A run of records -

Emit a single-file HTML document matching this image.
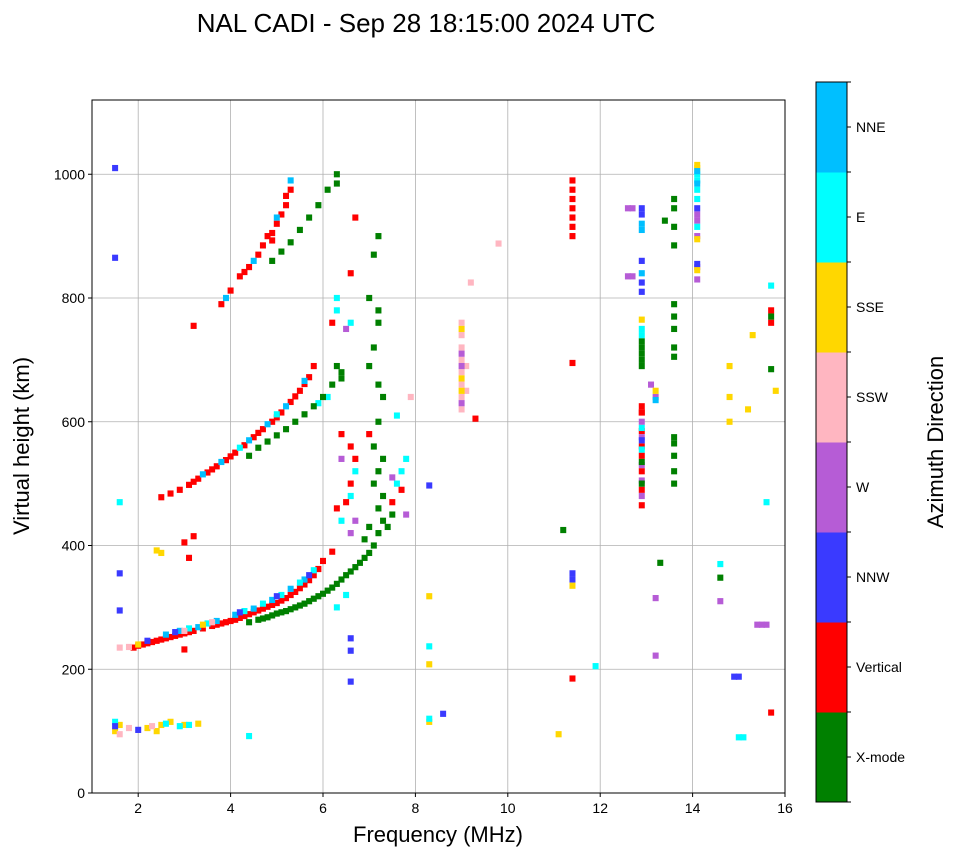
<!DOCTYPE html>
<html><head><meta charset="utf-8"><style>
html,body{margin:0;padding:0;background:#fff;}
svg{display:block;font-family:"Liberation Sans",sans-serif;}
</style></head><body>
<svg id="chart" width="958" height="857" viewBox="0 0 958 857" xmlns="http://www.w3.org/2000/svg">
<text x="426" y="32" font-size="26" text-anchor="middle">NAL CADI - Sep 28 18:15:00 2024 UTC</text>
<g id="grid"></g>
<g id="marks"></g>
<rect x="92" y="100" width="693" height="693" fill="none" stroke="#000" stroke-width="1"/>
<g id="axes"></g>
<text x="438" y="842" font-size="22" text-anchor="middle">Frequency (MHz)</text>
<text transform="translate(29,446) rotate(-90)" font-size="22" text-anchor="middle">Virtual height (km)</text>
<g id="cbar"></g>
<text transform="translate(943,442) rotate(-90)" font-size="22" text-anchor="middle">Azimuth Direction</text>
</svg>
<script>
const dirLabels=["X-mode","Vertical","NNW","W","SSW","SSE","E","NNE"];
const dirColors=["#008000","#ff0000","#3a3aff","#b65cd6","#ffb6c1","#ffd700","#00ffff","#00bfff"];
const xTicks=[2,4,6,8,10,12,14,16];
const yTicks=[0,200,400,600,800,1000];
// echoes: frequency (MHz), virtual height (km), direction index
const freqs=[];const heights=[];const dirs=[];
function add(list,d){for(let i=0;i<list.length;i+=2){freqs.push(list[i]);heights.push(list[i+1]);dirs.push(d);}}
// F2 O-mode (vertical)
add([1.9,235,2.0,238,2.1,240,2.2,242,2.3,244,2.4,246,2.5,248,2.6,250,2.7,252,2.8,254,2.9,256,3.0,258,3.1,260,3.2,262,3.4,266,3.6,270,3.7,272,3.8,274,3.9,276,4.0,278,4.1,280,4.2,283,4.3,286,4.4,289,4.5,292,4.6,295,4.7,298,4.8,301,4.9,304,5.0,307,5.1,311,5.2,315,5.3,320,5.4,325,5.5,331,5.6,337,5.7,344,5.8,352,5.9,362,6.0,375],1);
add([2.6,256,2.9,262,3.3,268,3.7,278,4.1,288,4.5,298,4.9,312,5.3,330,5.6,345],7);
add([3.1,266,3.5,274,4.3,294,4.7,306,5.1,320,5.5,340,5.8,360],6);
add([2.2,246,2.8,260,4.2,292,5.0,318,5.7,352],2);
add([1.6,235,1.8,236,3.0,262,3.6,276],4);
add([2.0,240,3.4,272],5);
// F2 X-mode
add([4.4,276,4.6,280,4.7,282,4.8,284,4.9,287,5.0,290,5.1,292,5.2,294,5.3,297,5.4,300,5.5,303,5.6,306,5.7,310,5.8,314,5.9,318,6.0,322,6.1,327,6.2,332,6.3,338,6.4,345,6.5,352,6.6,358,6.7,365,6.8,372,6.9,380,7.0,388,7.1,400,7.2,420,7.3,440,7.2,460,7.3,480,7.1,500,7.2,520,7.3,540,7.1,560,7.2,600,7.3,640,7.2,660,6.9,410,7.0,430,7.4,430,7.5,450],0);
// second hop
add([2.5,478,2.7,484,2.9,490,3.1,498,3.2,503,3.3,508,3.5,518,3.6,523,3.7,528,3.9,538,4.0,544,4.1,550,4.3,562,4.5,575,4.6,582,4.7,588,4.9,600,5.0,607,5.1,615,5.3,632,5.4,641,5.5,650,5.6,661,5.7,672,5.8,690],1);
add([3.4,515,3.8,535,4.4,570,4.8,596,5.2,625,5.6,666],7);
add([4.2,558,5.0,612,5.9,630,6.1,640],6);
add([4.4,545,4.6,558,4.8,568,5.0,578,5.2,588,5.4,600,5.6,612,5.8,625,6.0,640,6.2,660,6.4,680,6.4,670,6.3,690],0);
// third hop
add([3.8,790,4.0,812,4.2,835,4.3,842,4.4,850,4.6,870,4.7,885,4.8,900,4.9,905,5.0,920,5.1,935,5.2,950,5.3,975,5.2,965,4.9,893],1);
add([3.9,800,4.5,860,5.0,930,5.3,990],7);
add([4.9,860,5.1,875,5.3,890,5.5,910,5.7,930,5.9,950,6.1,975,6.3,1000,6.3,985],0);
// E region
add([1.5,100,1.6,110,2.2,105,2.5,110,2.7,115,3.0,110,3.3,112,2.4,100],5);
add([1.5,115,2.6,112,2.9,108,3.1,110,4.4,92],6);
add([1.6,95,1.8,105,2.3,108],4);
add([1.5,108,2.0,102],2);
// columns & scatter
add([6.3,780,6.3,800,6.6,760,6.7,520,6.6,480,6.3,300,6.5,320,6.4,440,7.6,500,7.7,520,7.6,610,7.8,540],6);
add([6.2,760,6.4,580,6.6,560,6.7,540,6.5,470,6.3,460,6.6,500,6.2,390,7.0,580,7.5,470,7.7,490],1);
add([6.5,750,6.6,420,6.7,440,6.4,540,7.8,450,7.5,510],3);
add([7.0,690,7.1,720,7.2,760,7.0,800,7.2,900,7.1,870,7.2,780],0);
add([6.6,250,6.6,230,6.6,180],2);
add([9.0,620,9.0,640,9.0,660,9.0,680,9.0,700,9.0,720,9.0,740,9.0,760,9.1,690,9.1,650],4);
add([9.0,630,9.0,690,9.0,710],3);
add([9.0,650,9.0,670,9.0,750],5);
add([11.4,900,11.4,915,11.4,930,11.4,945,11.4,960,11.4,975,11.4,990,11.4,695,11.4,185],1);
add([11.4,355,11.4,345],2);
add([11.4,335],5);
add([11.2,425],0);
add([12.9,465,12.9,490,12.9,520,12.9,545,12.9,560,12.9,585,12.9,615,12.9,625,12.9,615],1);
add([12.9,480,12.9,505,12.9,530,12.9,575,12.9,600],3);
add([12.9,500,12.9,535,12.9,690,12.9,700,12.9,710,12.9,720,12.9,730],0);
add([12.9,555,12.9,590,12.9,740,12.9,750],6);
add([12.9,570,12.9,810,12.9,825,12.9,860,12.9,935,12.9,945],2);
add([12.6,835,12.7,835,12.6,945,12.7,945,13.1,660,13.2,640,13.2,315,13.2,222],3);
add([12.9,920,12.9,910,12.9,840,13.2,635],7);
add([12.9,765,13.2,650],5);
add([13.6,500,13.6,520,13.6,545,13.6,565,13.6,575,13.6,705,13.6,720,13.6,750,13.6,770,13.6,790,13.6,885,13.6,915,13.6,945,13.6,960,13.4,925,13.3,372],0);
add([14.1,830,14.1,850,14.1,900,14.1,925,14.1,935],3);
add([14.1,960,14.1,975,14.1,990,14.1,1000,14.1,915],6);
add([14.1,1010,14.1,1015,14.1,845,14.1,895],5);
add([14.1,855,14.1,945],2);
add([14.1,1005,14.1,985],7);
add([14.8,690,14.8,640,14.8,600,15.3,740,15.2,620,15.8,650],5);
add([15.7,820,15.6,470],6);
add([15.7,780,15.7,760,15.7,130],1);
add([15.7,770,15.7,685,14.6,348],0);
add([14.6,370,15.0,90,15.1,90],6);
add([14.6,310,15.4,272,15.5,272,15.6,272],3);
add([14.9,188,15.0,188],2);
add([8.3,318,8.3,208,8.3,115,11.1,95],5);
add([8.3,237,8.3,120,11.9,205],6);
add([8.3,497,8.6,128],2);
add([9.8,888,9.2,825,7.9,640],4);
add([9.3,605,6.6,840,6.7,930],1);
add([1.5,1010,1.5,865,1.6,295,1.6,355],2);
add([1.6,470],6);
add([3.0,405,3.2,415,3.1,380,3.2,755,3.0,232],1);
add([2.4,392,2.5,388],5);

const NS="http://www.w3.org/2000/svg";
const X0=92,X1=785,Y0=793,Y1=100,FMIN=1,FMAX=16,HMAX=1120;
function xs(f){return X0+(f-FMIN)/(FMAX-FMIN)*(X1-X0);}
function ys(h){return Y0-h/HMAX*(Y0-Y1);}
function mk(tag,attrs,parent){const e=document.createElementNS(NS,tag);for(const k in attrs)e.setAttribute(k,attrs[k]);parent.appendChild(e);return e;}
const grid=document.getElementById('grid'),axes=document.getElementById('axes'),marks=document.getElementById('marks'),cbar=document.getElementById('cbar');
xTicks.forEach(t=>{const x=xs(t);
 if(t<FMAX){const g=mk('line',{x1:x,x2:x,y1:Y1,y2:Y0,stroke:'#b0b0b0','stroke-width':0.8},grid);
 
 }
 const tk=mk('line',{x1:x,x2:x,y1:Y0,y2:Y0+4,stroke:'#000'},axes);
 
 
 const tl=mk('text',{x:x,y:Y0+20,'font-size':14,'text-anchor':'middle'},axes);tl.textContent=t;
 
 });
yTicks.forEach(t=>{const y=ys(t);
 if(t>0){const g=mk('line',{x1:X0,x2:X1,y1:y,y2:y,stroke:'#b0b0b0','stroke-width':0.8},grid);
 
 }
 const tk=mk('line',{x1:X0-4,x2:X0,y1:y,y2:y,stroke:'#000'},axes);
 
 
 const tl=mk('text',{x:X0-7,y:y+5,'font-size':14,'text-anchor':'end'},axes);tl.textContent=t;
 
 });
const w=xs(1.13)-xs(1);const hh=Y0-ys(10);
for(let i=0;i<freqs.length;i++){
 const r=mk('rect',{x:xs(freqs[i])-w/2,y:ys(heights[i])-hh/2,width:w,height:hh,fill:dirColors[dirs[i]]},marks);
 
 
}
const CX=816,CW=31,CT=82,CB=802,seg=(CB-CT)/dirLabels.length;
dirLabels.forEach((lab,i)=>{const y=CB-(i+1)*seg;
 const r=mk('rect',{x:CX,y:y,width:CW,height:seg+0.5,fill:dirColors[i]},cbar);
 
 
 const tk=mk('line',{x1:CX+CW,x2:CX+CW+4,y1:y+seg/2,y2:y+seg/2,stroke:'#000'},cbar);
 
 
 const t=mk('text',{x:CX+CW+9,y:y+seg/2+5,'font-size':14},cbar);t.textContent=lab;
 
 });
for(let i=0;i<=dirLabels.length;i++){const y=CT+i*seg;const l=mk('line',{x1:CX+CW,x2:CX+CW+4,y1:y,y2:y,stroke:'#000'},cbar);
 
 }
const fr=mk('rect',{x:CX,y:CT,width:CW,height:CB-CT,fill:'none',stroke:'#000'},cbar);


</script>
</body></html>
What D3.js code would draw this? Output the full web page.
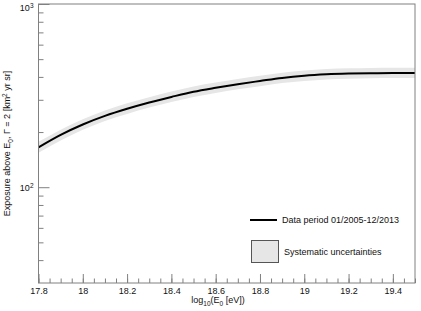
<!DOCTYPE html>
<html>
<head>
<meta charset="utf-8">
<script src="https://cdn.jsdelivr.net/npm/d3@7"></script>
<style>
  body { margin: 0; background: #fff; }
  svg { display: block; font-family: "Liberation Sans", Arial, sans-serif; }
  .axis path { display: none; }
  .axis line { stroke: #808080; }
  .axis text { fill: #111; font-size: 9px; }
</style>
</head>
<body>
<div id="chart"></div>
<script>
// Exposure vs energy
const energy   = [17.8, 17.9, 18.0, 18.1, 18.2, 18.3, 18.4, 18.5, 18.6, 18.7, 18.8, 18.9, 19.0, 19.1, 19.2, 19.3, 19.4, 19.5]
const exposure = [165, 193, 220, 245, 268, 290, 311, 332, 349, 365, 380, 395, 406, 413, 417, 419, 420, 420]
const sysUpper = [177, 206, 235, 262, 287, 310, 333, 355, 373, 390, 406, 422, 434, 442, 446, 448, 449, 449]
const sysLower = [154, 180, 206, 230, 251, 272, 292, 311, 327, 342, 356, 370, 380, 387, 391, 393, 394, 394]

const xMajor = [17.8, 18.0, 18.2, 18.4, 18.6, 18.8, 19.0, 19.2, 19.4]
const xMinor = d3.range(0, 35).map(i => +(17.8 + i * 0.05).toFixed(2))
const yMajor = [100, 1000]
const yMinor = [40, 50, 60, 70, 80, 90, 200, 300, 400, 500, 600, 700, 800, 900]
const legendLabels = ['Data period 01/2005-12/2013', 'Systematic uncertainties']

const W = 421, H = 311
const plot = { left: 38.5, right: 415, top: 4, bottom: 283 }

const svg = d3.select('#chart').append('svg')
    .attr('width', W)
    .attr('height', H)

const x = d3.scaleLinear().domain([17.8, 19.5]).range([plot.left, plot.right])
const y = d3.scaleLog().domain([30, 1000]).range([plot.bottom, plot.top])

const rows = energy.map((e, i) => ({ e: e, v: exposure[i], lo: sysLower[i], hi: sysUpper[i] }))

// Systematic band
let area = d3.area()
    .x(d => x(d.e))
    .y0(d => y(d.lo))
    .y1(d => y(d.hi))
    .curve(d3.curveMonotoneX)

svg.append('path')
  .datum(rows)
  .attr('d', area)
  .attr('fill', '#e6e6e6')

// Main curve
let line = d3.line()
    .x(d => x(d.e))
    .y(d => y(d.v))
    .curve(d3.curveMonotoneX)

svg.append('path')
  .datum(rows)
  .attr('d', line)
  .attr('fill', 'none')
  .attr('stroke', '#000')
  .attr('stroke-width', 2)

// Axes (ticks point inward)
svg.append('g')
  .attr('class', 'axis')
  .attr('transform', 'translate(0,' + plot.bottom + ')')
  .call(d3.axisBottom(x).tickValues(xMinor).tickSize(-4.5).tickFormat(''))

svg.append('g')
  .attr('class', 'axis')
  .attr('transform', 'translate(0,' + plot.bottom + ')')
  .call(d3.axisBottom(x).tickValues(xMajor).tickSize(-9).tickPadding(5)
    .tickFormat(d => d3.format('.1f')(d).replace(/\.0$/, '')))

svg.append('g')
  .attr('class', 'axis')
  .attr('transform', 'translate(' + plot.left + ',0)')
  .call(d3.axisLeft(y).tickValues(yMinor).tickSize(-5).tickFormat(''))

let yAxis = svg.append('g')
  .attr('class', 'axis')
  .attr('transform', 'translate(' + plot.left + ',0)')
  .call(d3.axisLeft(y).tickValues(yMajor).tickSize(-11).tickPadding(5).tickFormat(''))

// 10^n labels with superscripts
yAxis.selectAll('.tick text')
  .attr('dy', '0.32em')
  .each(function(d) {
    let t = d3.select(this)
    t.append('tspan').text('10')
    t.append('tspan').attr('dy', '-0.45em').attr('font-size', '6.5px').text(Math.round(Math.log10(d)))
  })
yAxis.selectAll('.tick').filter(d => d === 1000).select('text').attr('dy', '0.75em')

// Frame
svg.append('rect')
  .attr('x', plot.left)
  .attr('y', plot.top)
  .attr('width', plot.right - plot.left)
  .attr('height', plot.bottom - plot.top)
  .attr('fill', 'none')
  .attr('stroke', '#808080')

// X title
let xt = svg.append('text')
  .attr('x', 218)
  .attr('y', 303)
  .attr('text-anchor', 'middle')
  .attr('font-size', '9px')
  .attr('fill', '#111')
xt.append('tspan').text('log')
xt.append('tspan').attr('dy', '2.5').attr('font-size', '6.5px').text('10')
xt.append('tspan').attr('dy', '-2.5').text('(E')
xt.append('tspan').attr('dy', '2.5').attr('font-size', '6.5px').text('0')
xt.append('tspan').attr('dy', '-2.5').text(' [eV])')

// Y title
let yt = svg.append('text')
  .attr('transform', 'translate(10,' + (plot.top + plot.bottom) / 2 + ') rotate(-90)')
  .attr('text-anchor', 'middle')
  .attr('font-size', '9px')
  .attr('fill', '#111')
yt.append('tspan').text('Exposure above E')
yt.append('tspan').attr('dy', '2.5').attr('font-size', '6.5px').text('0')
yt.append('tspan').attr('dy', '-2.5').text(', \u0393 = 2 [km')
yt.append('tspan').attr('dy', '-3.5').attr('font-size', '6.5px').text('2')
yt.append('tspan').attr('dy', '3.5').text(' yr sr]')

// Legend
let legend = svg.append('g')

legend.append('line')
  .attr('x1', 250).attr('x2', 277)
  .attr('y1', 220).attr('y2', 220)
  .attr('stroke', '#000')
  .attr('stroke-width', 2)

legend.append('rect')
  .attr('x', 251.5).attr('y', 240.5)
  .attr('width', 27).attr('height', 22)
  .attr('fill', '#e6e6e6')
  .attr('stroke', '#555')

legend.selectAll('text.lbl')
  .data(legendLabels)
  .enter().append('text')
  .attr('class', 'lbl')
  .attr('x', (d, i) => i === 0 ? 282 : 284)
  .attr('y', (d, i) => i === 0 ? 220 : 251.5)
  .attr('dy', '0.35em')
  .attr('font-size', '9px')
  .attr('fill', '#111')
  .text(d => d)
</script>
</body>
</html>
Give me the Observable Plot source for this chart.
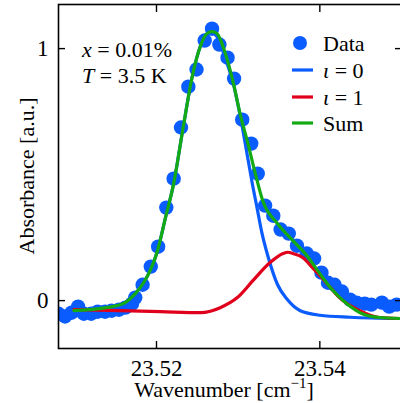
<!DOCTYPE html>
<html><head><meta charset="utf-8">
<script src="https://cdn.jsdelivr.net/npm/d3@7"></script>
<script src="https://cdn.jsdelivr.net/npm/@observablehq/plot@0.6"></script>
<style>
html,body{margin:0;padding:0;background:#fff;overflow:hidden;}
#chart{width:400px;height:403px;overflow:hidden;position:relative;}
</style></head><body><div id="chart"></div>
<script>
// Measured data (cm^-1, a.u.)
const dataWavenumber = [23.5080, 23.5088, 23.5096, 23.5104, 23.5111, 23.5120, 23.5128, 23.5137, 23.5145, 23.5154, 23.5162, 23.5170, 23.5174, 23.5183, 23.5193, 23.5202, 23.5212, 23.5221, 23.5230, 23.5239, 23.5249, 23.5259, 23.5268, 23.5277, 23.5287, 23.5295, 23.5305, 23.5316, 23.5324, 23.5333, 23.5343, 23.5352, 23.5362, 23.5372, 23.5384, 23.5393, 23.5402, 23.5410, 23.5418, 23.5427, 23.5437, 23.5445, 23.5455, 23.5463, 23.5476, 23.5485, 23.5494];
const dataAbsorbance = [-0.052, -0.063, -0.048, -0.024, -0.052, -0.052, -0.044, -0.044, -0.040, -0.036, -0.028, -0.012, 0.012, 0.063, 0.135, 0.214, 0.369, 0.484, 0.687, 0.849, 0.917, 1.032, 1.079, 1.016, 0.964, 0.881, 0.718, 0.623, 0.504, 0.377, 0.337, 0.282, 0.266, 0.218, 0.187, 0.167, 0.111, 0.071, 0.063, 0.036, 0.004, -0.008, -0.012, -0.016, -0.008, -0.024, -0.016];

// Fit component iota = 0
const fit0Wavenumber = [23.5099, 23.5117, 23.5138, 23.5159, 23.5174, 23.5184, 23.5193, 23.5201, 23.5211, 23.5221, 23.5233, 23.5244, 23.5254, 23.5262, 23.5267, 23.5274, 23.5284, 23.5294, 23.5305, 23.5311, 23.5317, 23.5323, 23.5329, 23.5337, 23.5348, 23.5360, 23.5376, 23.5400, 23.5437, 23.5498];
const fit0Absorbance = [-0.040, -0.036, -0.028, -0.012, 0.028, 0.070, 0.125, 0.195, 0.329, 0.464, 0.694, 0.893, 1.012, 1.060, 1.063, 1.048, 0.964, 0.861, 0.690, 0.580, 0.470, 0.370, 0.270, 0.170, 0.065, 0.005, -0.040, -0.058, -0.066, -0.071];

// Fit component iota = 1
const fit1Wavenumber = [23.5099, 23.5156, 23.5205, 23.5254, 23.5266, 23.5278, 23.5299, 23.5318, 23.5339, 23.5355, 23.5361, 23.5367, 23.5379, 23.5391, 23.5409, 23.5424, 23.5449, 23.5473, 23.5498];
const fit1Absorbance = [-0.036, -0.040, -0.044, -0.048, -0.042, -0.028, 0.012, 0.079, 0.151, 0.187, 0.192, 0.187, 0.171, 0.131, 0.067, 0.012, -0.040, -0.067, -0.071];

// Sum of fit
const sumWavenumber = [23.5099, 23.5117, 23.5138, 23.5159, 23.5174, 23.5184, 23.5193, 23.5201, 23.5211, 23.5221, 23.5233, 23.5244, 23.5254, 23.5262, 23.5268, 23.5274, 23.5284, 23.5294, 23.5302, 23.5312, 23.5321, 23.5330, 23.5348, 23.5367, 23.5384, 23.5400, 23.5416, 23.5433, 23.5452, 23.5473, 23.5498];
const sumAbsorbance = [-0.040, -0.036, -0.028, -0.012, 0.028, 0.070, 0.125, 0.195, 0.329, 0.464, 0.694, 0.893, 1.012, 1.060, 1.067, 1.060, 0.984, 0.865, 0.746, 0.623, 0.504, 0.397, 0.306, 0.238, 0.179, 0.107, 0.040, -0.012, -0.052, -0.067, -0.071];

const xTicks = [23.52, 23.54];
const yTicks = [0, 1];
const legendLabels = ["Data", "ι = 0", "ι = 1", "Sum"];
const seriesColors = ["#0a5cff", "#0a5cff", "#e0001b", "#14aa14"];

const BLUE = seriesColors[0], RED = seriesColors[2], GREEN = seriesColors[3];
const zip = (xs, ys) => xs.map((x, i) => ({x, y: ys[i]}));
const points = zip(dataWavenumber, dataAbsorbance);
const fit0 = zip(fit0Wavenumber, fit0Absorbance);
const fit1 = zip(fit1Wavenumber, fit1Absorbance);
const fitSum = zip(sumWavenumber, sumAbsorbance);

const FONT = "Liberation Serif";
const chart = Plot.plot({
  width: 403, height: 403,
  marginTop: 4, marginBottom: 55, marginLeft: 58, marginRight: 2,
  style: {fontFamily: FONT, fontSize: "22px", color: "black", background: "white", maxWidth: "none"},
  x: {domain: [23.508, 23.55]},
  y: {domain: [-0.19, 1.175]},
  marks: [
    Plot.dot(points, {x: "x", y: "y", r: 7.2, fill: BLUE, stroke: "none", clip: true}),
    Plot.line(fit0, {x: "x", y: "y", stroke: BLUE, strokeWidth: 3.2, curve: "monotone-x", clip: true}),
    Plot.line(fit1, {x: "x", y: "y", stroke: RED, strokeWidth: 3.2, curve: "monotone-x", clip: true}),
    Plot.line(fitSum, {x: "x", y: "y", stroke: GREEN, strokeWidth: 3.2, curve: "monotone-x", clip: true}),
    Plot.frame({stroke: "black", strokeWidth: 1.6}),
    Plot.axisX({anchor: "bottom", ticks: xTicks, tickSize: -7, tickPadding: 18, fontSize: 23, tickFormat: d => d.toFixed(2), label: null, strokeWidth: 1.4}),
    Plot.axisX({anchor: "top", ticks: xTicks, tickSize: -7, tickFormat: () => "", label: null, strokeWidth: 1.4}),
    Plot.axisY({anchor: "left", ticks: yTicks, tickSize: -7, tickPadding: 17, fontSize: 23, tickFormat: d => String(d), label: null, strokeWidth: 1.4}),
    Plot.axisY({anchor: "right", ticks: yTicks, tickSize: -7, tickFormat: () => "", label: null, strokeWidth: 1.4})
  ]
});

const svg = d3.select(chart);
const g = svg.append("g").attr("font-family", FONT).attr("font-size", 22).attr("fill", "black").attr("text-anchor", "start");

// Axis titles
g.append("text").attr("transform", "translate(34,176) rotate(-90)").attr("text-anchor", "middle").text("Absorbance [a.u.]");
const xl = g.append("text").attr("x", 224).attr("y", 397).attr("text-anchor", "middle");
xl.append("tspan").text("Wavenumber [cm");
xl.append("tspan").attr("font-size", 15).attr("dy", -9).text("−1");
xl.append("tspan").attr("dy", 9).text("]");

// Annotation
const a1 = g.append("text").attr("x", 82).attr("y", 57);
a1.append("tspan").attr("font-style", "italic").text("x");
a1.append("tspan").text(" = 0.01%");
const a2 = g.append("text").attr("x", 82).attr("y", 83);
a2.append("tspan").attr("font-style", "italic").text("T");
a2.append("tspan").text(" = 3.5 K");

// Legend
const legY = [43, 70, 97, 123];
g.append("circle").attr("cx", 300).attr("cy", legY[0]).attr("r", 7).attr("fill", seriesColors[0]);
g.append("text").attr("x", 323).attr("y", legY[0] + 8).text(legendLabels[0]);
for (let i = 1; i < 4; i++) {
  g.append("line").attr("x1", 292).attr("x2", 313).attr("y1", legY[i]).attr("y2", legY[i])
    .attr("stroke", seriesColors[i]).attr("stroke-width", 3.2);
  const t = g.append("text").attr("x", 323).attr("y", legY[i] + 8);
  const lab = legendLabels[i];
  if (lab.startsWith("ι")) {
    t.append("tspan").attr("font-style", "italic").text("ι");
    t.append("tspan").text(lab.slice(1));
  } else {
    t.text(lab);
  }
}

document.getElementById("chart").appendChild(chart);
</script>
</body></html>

INSTRUCTIONS TO FOLLOW -
Locate the word "chart" in the records above, and return each line that has it.

TASK ANSWER -
<svg id="chart" width="958" height="857" viewBox="0 0 958 857" xmlns="http://www.w3.org/2000/svg">
<div id="chart"></div>
const svg = d3.select('#chart').append('svg')
Give me the Observable Plot source for this chart.
#chart{width:400px;height:403px;overflow:hidden;position:relative;}
</style></head><body><div id="chart"></div>
const chart = Plot.plot({
const svg = d3.select(chart);
document.getElementById("chart").appendChild(chart);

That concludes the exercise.